Behind the scene is there a `Subscriber` class whose definition is hidden. But after an ordinary `import`, you can create an instance of the `Subscriber` class to play with. The `give_feedback` method of the `Subscriber` class is the most relevant to you, from which your `AdapInfoFilter` will receive feedback. An illustration of how an `Subscriber` interacts with an `AdapInfoFilter` is provided in the visible tests below. You don't need to worry too much about the details of the function calls, as long as your `do_filtering` and `gather_feedback` methods do what they are supposed to do. 

In [5]:
from utils import Subscriber

# create a new instance to play with
subscriber = Subscriber(random_state=42)

In [6]:
# The definition of Subscriber is hidden here - 0 pts


In [7]:

# Autograder tests - check do_filtering and gather_feedback (30 pts)
import scipy.sparse
import numpy as np

# These won't change in the hidden tests
random_state, batch_sz = 42, 100

bbc_newsfeed = BBCNewsfeed("assets/bbc", random_state)
stu_filter = AdapInfoFilter(random_state)

subscriber = Subscriber(random_state=random_state)

# Some sanity checks
count = 0
for idx, stu_batch in enumerate(stu_filter.do_filtering(bbc_newsfeed, batch_sz=batch_sz)):
    
    count += 1
    
    assert isinstance(stu_batch, tuple), f"Q1: For batch at index {idx}, your 'do_filtering' function should yield a tuple. "
    assert len(stu_batch) == 2, f"Q1: For batch at index {idx}, the tuple yielded is of an incorrect length. "
    
    # check news_vecs
    assert scipy.sparse.isspmatrix_csr(stu_batch[0]) or isinstance(stu_batch[0], np.ndarray), f"Q1: For batch at index {idx}, your news_vecs must be either a csr_matrix or a ndarray. "
    assert stu_batch[0].ndim == 2, f"Q1: For batch at index {idx}, your news_vecs must be a 2D array (sparse or dense). "
    assert stu_batch[0].shape[0] <= batch_sz, f"Q1: For batch at index {idx}, your news_vecs has more rows than batch_sz = {batch_sz}. "
    assert stu_batch[0].shape[1] == bbc_newsfeed.shape[1], f"Q1: For batch at index {idx}, your news_vecs has an incorrect # columns. "

    # check topics
    assert isinstance(stu_batch[1], np.ndarray), f"Q1: For batch at index {idx}, your topics must be a np.ndarray. "
    assert stu_batch[1].ndim == 1, f"Q1: For batch at index {idx}, your topics must be a 1D np.ndarray. "
    assert stu_batch[1].shape[0] <= batch_sz, f"Q1: For batch at index {idx}, your topics has more elements than batch_sz = {batch_sz}. "

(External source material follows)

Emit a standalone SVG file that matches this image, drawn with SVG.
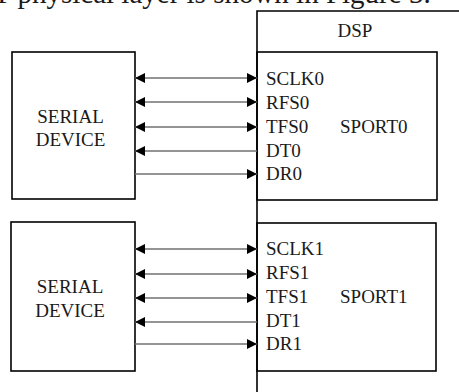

    assert stu_batch[0].shape[0] == stu_batch[1].shape[0], f"Q1: For batch at index {idx}, the # rows of your news_vecs should equal to the # elements in your topics. "
    
    ######################################
    # The real interactions happen below #
    ######################################
    
    # Step 1: Your filter recommends some news articles and topics
    stu_news_vecs, stu_topics = stu_batch
    
    # Step 2: The subscriber gives feedback on the same news articles 
    feedback = subscriber.give_feedback(stu_news_vecs, stu_topics)
    
    # Step 3: Your filter gathers the feedback and updates its clf
    stu_filter.gather_feedback(feedback, stu_news_vecs, stu_topics)

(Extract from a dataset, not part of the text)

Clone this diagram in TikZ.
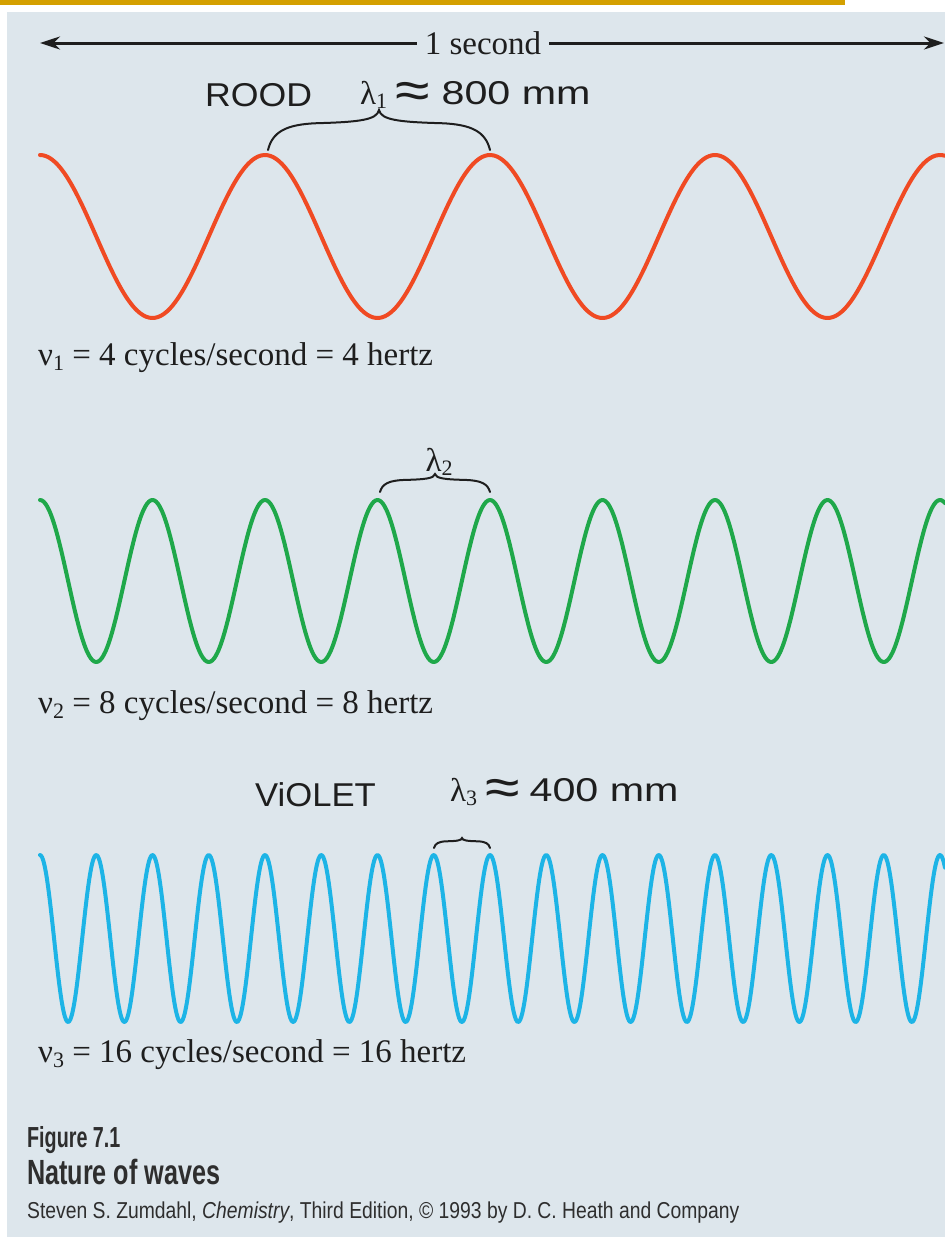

assert count >= bbc_newsfeed.shape[0] // batch_sz, f"Q1: Your do_filtering function should at least yield {bbc_newsfeed.shape[0] // batch_sz} times. "


# Re-define variables to be used in hidden tests
bbc_newsfeed = BBCNewsfeed("assets/bbc", random_state)
stu_filter = AdapInfoFilter(random_state)
# A different subscriber will be used

# Some hidden tests

del random_state, batch_sz, bbc_newsfeed, subscriber, stu_filter

Your `AdapInfoFilter` will also be graded on the *utility* it achieves during the entire course of interaction. Whenever a recommended news article receives a 👍 from the subscriber, your `AdapInfoFilter` gets a utility of `+3`; otherwise, it gets a utility of `-1` (to prevent your `AdapInfoFilter` from overwhelming the subscriber with all the news articles indiscriminately). 

In [8]:
# Autograder tests - check if utility >= -40 (10 pts)

# These won't change in the hidden tests
random_state, batch_sz = 42, 100
util_pos, util_neg = 3, -1

bbc_newsfeed = BBCNewsfeed("assets/bbc", random_state)
stu_filter = AdapInfoFilter(random_state)

# Some hidden tests

In [9]:
# Autograder tests - check if utility >= -20 (10 pts)

# These won't change in the hidden tests
random_state, batch_sz = 42, 100
util_pos, util_neg = 3, -1

bbc_newsfeed = BBCNewsfeed("assets/bbc", random_state)
stu_filter = AdapInfoFilter(random_state)

# Some hidden tests

## References for data used

Greene, D., & Cunningham, P. (2006). Practical Solutions to the Problem of Diagonal Dominance in Kernel Document Clustering. In Proceedings of the 23rd International Conference on Machine Learning (pp. 377–384). Association for Computing Machinery.